Distributed Data modeling
This page documents the preview version (v2.23). Preview includes features under active development and is for development and testing only. For production, use the stable version (v2024.1). To learn more, see Versioning.
Data modeling is the process of defining the structure, organization, and relationships of data in a database. In a distributed SQL database, this process becomes even more crucial due to the complexities introduced by data distribution, replication, and consistency. To fully leverage the benefits offered by YugabyteDB, you need to approach data modeling with a distributed mindset. Data modeling for distributed SQL databases requires a careful balance of theoretical principles and practical considerations.
Organization
In YugabyteDB, data is stored as rows and columns in tables; tables are organized under schemas and databases.
Sharding
In YugabyteDB, table data is split into tablets, and distributed across multiple nodes in the cluster.

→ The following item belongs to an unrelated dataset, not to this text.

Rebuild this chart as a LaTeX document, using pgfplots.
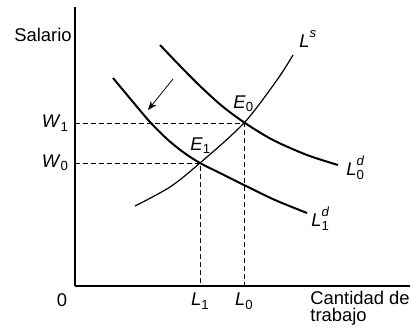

Applications can connect to any node for storing and retrieving data. Because reads and writes can span multiple nodes, it's crucial to consider how table data is sharded and distributed when modeling your data. To design your tables and indexes for fast retrieval and storage in YugabyteDB, you first need to understand the data distribution schemes: Hash and Range sharding.
Primary keys
The primary key is the unique identifier for each row in the table. The distribution and ordering of table data depends on the primary key.
Secondary indexes
Indexes provide alternate access patterns for queries not involving the primary key of the table. With the help of an index, you can improve the access operations of your queries.
Hot shards
In distributed systems, a hot-spot or hot-shard refers to a node that is overloaded with queries due to disproportionate traffic compared to other nodes in the cluster.
Table partitioning
When the data in tables keep growing, you can partition the tables for better performance and enhanced data management. Partitioning also makes it easier to drop older data by dropping partitions. In YugabyteDB, you can also use partitioning with Tablespaces to improve latency in multi-region scenarios and adhere to data residency laws like GDPR.